Ecosystem#

Zerfoo is a family of Go modules that together form a complete ML inference and training stack. Each module has its own go.mod, versioning, and release cycle.

Dependency Graph#

float16 ──┐
           ├──► ztensor ──► zerfoo
float8  ──┘                    ▲
ztoken ────────────────────────┘
  • float16 and float8 provide reduced-precision arithmetic
  • ztensor builds tensors, compute engines, and computation graphs on top of them
  • zerfoo combines ztensor and ztoken into a full inference, training, and serving framework
  • ztoken is independent (zero external deps) and plugs directly into zerfoo

Which Module to Import#

You want to…Import
Run transformer inference or serve modelsgithub.com/zerfoo/zerfoo
Work with tensors, GPU compute, or computation graphsgithub.com/zerfoo/ztensor
Tokenize text (BPE, HuggingFace, GGUF)github.com/zerfoo/ztoken
Do Float16 or BFloat16 arithmeticgithub.com/zerfoo/float16
Do FP8 E4M3FN arithmeticgithub.com/zerfoo/float8
Convert ONNX models to GGUFgithub.com/zerfoo/zonnx (CLI)

Modules#

ztensor#

GPU-accelerated tensor, compute engine, and computation graph library. Provides the compute.Engine[T] interface that powers all arithmetic in the ecosystem. Supports CUDA, ROCm, and OpenCL backends loaded at runtime via purego – zero CGo.

ztoken#

BPE tokenizer with HuggingFace tokenizer.json and GGUF tokenizer extraction. Handles SentencePiece compatibility for Llama-family models. Zero external dependencies.

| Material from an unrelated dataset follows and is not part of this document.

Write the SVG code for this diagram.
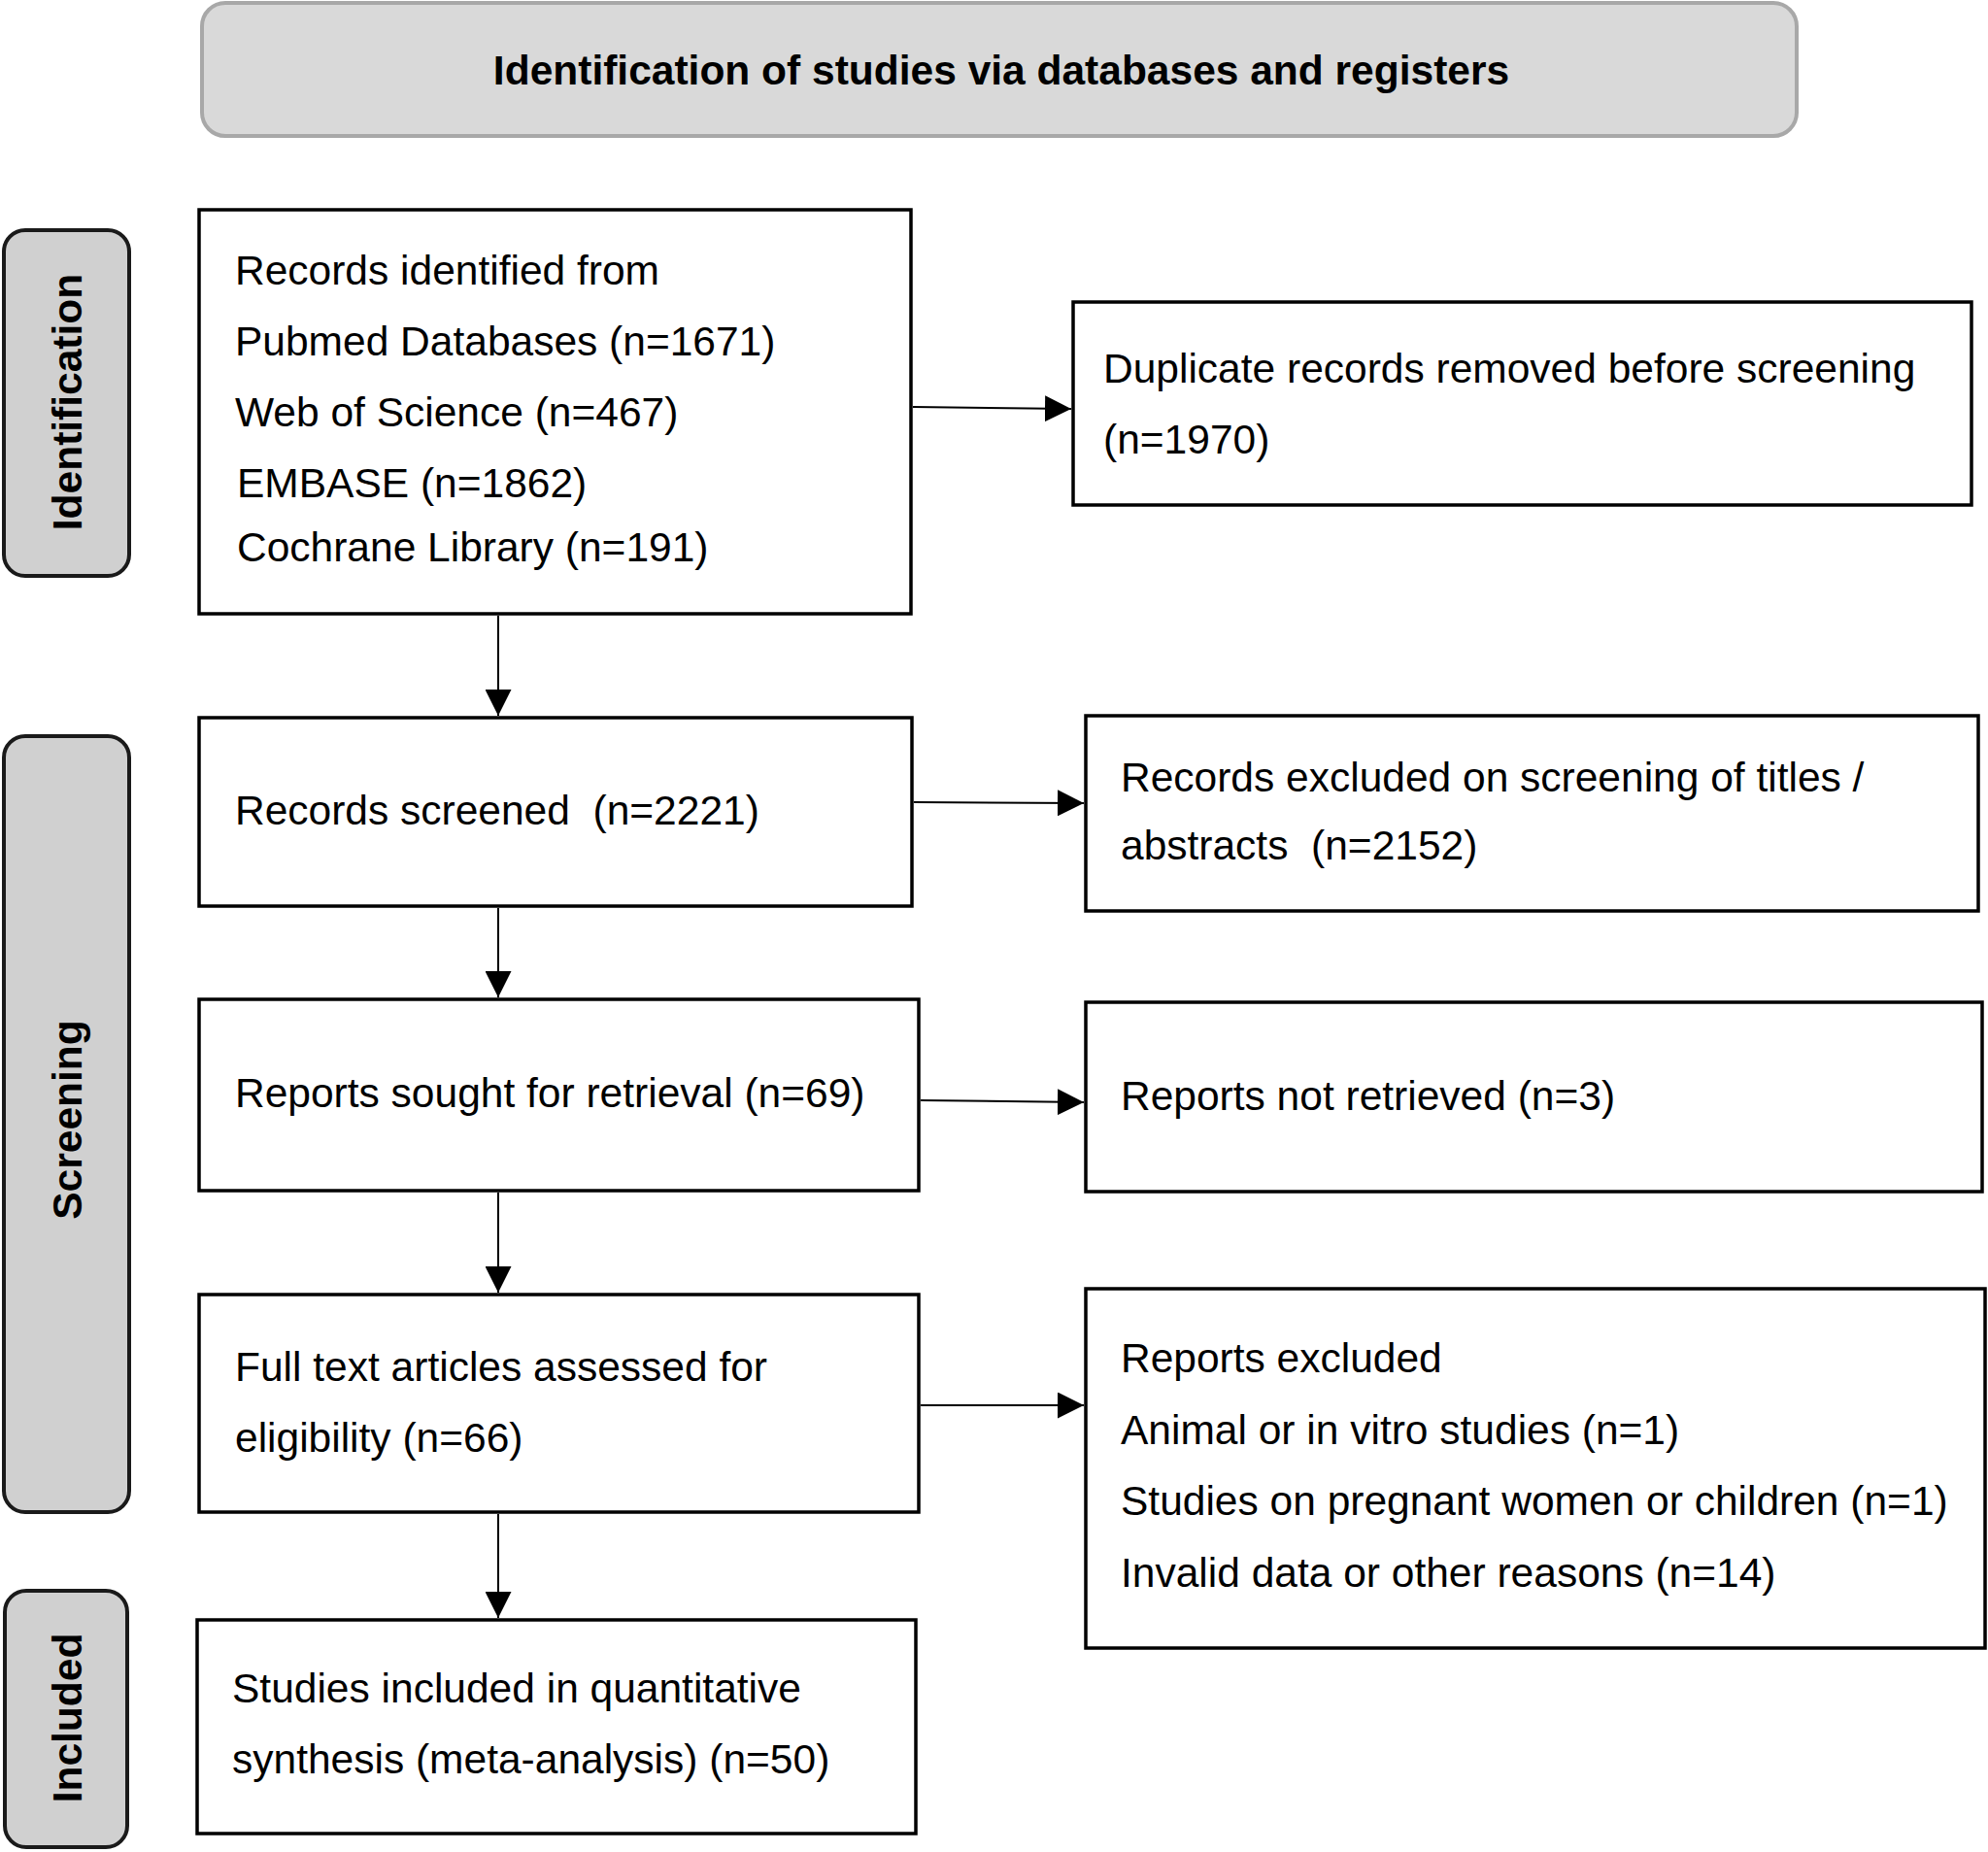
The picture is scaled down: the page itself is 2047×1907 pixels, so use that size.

Numeric Types (float16 + float8)#

IEEE 754 half-precision (Float16), Brain Floating Point (BFloat16), and FP8 E4M3FN (Float8) arithmetic libraries. Used by ztensor for quantized tensor storage and mixed-precision compute.

zonnx#

ONNX-to-GGUF converter CLI. Standalone binary with no runtime dependencies on the other modules. Converts ONNX models into GGUF format for use with zerfoo.